===== Source data =====
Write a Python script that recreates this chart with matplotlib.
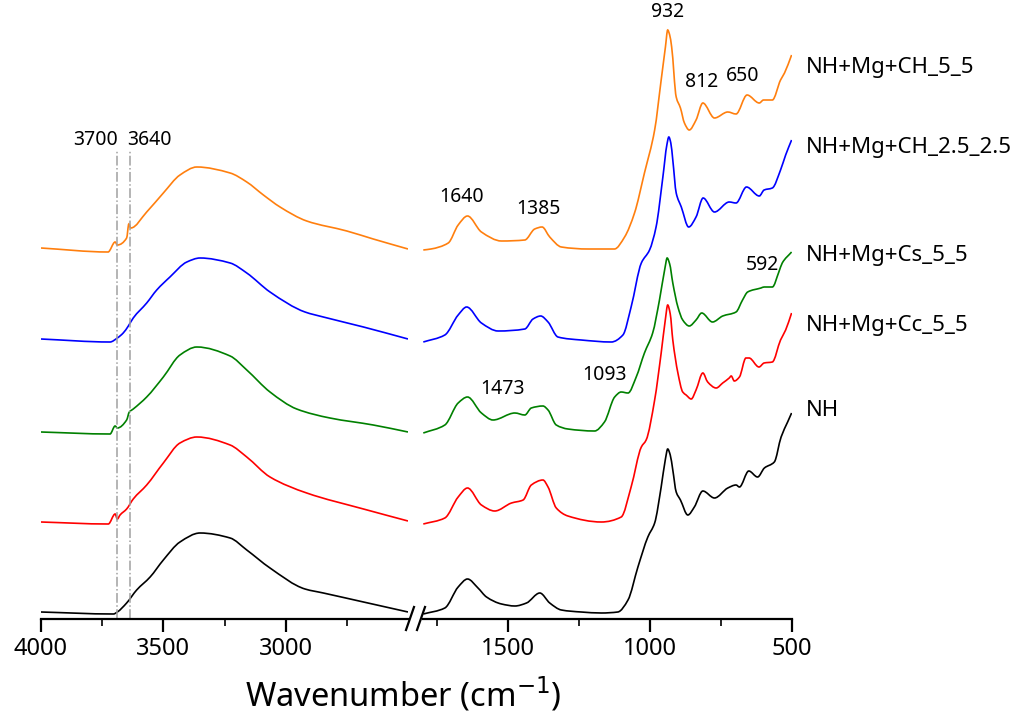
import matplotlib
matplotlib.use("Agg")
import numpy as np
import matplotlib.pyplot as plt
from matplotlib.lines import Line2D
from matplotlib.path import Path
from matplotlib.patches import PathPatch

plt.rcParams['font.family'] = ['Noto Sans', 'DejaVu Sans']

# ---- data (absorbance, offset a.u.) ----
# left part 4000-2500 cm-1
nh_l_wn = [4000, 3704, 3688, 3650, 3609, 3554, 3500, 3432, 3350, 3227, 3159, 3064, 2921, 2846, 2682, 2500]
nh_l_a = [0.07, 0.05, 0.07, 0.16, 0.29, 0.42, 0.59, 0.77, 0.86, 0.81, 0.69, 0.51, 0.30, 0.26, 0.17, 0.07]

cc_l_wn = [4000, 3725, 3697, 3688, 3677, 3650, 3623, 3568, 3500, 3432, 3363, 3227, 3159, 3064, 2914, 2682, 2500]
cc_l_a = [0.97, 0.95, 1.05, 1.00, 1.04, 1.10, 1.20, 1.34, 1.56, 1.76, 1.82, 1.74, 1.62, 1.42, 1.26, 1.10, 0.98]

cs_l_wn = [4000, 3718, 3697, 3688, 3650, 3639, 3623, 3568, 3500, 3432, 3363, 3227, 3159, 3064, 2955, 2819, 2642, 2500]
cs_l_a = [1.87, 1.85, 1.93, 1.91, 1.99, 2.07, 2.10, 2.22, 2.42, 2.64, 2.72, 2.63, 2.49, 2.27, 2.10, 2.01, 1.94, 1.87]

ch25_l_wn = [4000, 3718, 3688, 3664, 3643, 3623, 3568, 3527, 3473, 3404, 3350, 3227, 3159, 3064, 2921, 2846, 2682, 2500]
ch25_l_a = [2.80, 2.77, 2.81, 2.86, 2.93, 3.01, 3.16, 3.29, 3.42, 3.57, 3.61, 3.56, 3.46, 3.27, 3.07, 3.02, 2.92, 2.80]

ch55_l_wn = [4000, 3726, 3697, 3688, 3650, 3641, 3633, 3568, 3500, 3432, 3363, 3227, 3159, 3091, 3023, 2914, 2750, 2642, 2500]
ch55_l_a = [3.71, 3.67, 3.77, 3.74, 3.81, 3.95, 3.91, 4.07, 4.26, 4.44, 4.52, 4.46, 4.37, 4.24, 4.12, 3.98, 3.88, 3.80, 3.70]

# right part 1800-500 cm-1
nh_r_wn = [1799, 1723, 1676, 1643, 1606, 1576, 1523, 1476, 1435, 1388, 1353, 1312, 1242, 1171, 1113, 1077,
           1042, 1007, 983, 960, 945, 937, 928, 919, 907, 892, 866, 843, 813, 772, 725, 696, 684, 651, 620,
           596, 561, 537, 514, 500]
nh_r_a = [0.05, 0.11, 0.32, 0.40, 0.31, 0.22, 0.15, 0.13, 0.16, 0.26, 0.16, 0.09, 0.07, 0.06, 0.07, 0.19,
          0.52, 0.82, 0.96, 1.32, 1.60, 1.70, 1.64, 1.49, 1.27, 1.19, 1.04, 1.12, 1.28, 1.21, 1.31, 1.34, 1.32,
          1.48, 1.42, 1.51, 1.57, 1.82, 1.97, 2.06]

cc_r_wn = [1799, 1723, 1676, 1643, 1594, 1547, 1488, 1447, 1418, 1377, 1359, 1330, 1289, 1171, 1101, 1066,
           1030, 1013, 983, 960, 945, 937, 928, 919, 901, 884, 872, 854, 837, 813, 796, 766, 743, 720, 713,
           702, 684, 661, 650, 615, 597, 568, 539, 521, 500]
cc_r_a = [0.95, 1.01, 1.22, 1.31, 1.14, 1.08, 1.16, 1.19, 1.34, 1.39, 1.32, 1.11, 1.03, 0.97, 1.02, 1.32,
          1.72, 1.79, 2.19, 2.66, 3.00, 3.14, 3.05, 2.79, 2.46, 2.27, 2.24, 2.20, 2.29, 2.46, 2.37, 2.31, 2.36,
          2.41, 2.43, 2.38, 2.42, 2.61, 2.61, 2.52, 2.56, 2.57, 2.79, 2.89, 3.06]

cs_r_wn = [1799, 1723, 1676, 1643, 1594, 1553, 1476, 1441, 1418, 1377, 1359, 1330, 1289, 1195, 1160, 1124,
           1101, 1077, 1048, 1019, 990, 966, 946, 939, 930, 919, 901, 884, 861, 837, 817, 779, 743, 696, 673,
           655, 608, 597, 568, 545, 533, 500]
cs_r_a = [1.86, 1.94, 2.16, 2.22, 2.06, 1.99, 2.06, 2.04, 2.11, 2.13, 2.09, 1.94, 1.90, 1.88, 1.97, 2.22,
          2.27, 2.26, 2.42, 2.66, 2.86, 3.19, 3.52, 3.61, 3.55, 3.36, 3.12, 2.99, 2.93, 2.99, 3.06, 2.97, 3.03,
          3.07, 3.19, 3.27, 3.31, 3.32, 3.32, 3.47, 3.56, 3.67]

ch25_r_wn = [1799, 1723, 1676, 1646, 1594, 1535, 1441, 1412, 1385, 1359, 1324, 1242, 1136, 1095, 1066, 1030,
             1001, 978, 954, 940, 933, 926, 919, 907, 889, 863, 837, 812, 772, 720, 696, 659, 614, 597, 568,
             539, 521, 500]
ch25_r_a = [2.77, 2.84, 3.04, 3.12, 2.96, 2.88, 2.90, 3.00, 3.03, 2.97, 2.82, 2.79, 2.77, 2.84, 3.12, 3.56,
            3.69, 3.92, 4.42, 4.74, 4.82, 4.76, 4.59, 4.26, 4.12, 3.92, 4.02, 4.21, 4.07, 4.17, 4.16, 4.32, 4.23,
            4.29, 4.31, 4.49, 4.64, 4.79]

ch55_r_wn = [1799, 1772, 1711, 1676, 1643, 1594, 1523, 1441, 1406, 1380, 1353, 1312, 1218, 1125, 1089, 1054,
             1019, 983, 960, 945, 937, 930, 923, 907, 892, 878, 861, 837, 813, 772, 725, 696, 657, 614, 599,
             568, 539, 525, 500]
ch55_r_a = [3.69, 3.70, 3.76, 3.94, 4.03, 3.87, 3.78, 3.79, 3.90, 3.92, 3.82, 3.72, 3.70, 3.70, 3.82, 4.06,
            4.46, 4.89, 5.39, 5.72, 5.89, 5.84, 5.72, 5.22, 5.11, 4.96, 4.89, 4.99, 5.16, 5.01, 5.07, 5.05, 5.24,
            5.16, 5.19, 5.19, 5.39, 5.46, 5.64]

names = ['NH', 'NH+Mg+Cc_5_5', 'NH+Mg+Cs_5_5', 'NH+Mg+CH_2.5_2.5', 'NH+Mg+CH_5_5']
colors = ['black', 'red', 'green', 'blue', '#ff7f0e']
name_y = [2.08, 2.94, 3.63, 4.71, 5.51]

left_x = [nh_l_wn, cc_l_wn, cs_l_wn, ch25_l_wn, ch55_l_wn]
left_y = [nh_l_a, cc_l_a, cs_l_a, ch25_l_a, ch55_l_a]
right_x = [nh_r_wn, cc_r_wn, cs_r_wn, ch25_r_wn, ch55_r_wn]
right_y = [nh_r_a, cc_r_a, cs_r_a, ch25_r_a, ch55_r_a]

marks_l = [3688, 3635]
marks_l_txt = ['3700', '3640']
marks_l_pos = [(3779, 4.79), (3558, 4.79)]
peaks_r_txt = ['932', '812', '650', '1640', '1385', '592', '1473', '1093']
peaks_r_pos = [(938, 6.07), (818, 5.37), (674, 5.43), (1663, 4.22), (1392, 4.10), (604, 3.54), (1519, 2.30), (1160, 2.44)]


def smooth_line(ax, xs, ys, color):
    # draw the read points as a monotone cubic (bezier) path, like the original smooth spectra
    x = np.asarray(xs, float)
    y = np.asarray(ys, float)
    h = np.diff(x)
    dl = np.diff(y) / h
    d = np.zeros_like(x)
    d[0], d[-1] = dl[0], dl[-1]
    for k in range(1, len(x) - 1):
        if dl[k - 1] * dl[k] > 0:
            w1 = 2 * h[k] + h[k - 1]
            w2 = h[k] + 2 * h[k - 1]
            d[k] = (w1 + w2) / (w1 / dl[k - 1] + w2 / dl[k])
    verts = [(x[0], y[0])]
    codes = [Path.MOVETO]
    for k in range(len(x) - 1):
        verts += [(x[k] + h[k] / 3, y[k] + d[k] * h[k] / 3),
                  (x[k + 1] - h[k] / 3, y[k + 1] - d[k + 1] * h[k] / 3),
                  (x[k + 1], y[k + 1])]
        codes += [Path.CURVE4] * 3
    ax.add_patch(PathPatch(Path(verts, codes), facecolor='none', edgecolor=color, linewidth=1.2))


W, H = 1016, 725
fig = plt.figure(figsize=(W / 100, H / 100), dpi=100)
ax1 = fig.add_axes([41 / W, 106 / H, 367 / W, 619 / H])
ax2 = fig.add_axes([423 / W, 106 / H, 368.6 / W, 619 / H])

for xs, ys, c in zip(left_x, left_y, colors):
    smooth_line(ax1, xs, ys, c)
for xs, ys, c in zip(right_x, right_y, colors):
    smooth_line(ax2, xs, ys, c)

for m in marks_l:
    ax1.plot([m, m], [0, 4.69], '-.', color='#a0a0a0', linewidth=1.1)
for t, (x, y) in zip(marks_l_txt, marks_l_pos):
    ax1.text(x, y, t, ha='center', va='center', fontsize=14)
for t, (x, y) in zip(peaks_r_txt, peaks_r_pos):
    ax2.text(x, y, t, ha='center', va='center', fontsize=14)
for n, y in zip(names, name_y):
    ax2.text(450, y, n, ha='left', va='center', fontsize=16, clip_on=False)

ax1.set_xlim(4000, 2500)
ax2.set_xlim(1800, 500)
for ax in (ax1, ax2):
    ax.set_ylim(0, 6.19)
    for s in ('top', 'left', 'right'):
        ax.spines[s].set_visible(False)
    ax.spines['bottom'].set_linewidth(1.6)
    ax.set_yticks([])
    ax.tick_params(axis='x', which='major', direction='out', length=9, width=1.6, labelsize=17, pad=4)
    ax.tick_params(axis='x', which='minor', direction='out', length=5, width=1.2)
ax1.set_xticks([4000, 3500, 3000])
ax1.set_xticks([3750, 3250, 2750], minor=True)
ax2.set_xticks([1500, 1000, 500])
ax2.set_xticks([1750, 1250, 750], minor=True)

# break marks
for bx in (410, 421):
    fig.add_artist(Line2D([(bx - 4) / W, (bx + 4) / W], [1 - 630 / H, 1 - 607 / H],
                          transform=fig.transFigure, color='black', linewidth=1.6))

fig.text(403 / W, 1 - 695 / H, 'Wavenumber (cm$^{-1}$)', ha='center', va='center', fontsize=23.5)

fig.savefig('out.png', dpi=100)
=====
What is expected> Please reproduce the listing exactly from its opening line through the line that contains "2.01, 1.94, 1.87]", both included, with all pictures omitted.

The solution>
Write a Python script that recreates this chart with matplotlib.
import matplotlib
matplotlib.use("Agg")
import numpy as np
import matplotlib.pyplot as plt
from matplotlib.lines import Line2D
from matplotlib.path import Path
from matplotlib.patches import PathPatch

plt.rcParams['font.family'] = ['Noto Sans', 'DejaVu Sans']

# ---- data (absorbance, offset a.u.) ----
# left part 4000-2500 cm-1
nh_l_wn = [4000, 3704, 3688, 3650, 3609, 3554, 3500, 3432, 3350, 3227, 3159, 3064, 2921, 2846, 2682, 2500]
nh_l_a = [0.07, 0.05, 0.07, 0.16, 0.29, 0.42, 0.59, 0.77, 0.86, 0.81, 0.69, 0.51, 0.30, 0.26, 0.17, 0.07]

cc_l_wn = [4000, 3725, 3697, 3688, 3677, 3650, 3623, 3568, 3500, 3432, 3363, 3227, 3159, 3064, 2914, 2682, 2500]
cc_l_a = [0.97, 0.95, 1.05, 1.00, 1.04, 1.10, 1.20, 1.34, 1.56, 1.76, 1.82, 1.74, 1.62, 1.42, 1.26, 1.10, 0.98]

cs_l_wn = [4000, 3718, 3697, 3688, 3650, 3639, 3623, 3568, 3500, 3432, 3363, 3227, 3159, 3064, 2955, 2819, 2642, 2500]
cs_l_a = [1.87, 1.85, 1.93, 1.91, 1.99, 2.07, 2.10, 2.22, 2.42, 2.64, 2.72, 2.63, 2.49, 2.27, 2.10, 2.01, 1.94, 1.87]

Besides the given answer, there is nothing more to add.